There are some measures in the Osborne package that should help businesses here to grow. The National Insurance changes and corporation tax cuts are obvious examples. But they are being paid for, in part, by quite significant cuts in capital allowances and the withdrawal of help for specific sectors, like the digital games industry in Dundee.
There is also an attempt to introduce a measure of regional policy, by offering new start companies outwith the south of England relief on employer's National Insurance Contributions for the first ten people they recruit. But the measure is only for start-ups, is strictly time-limited and capped at 5,000 per firm. Given the state we are in it is not a panacea.

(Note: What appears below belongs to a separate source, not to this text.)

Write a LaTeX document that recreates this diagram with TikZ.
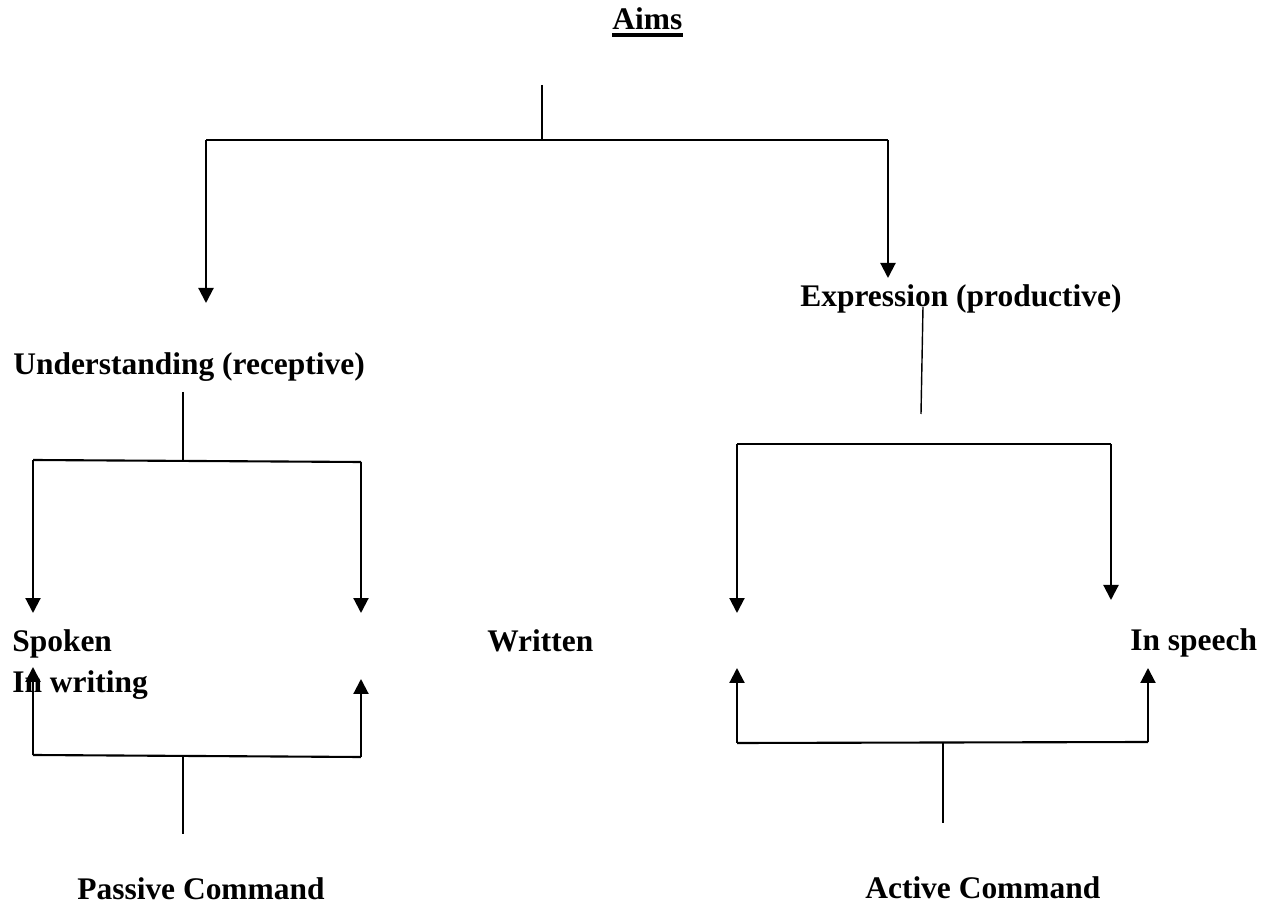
\documentclass[tikz,border=0pt]{standalone}
\usepackage{fontspec}
\setmainfont{Liberation Serif}
\usetikzlibrary{arrows.meta}
\begin{document}
\begin{tikzpicture}[x=0.02cm,y=-0.02cm,
  lbl/.style={anchor=base west,inner sep=0pt,font=\fontsize{17.9}{21}\selectfont\bfseries},
  arr/.style={line width=1.2pt,-{Triangle[width=0.3cm,length=0.3cm]}},
  bar/.style={line width=1.2pt},
  stub/.style={line width=0.8pt},
  uline/.style={line width=2pt}]
\useasboundingbox (0,0) rectangle (1269,908);
% labels
\node[lbl] (aims) at (612,30) {Aims};
\node[lbl] (expr) at (800,307) {Expression (productive)};
\node[lbl] (und) at (13,375) {Understanding (receptive)};
\node[lbl] (spoken) at (12,652) {Spoken};
\node[lbl] (inwriting) at (12,693) {In writing};
\node[lbl] (written) at (487,652) {Written};
\node[lbl] (inspeech) at (1130,651) {In speech};
\node[lbl] (passive) at (77,900) {Passive Command};
\node[lbl] (active) at (865,899) {Active Command};
% underline of Aims
\draw[uline] ([yshift=-0.1cm]aims.base west) -- ([yshift=-0.1cm]aims.base east);
% coordinates
\coordinate (a0) at (542,85);
\coordinate (a1) at (542,140);
\coordinate (aL) at (206,140);
\coordinate (aR) at (888,140);
\coordinate (aLt) at (206,303);
\coordinate (aRt) at (888,278);
\coordinate (e0) at (923,307);
\coordinate (e1) at (921,414);
\coordinate (rtL) at (737,444);
\coordinate (rtR) at (1111,444);
\coordinate (rtLt) at (737,613);
\coordinate (rtRt) at (1111,600);
\coordinate (rbL) at (737,743);
\coordinate (rbR) at (1148,742);
\coordinate (rbM) at (943,742);
\coordinate (rbLt) at (737,668);
\coordinate (rbRt) at (1148,668);
\coordinate (rb0) at (943,823);
\coordinate (u0) at (183,392);
\coordinate (u1) at (183,460);
\coordinate (ltL) at (33,460);
\coordinate (ltR) at (361,462);
\coordinate (ltLt) at (33,613);
\coordinate (ltRt) at (361,613);
\coordinate (lbL) at (33,755);
\coordinate (lbR) at (361,757);
\coordinate (lbM) at (183,756);
\coordinate (lbLt) at (33,667);
\coordinate (lbRt) at (361,679);
\coordinate (lb0) at (183,834);
% top
\draw[stub] (a0) -- (a1);
\draw[bar] (aL) -- (aR);
\draw[arr] (aL) -- (aLt);
\draw[arr] (aR) -- (aRt);
% expression branch
\draw[stub] (e0) -- (e1);
\draw[bar] (rtL) -- (rtR);
\draw[arr] (rtL) -- (rtLt);
\draw[arr] (rtR) -- (rtRt);
\draw[bar] (rbL) -- (rbR);
\draw[arr] (rbL) -- (rbLt);
\draw[arr] (rbR) -- (rbRt);
\draw[stub] (rbM) -- (rb0);
% understanding branch
\draw[stub] (u0) -- (u1);
\draw[bar] (ltL) -- (ltR);
\draw[arr] (ltL) -- (ltLt);
\draw[arr] (ltR) -- (ltRt);
\draw[bar] (lbL) -- (lbR);
\draw[arr] (lbL) -- (lbLt);
\draw[arr] (lbR) -- (lbRt);
\draw[stub] (lbM) -- (lb0);
\end{tikzpicture}
\end{document}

There is no shortage of good ideas around about how to put the pain of the financial crisis and the deep recession that followed behind us and rebuild a more prosperous and inclusive future for all our people. Only last week the Scottish Council for Development and Industry launched its Blueprint for Scotland. The feedback from across civic Scotland has been very positive.
However, to deliver a sustainable and aspirational environment that encourages and supports enterprise and growth, to deliver innovative and world-class delivery of public services, to deliver international success and create an inclusive and connected nation and regions, as the Blueprint advocates, will be even more challenging now that the full scale of the UK government's drive to fiscal consolidation has been revealed. We must all now become even more innovative in how we go about delivering a stronger more sustainable future.
Alf Young is Special Economic Counsel to the board of SCDI.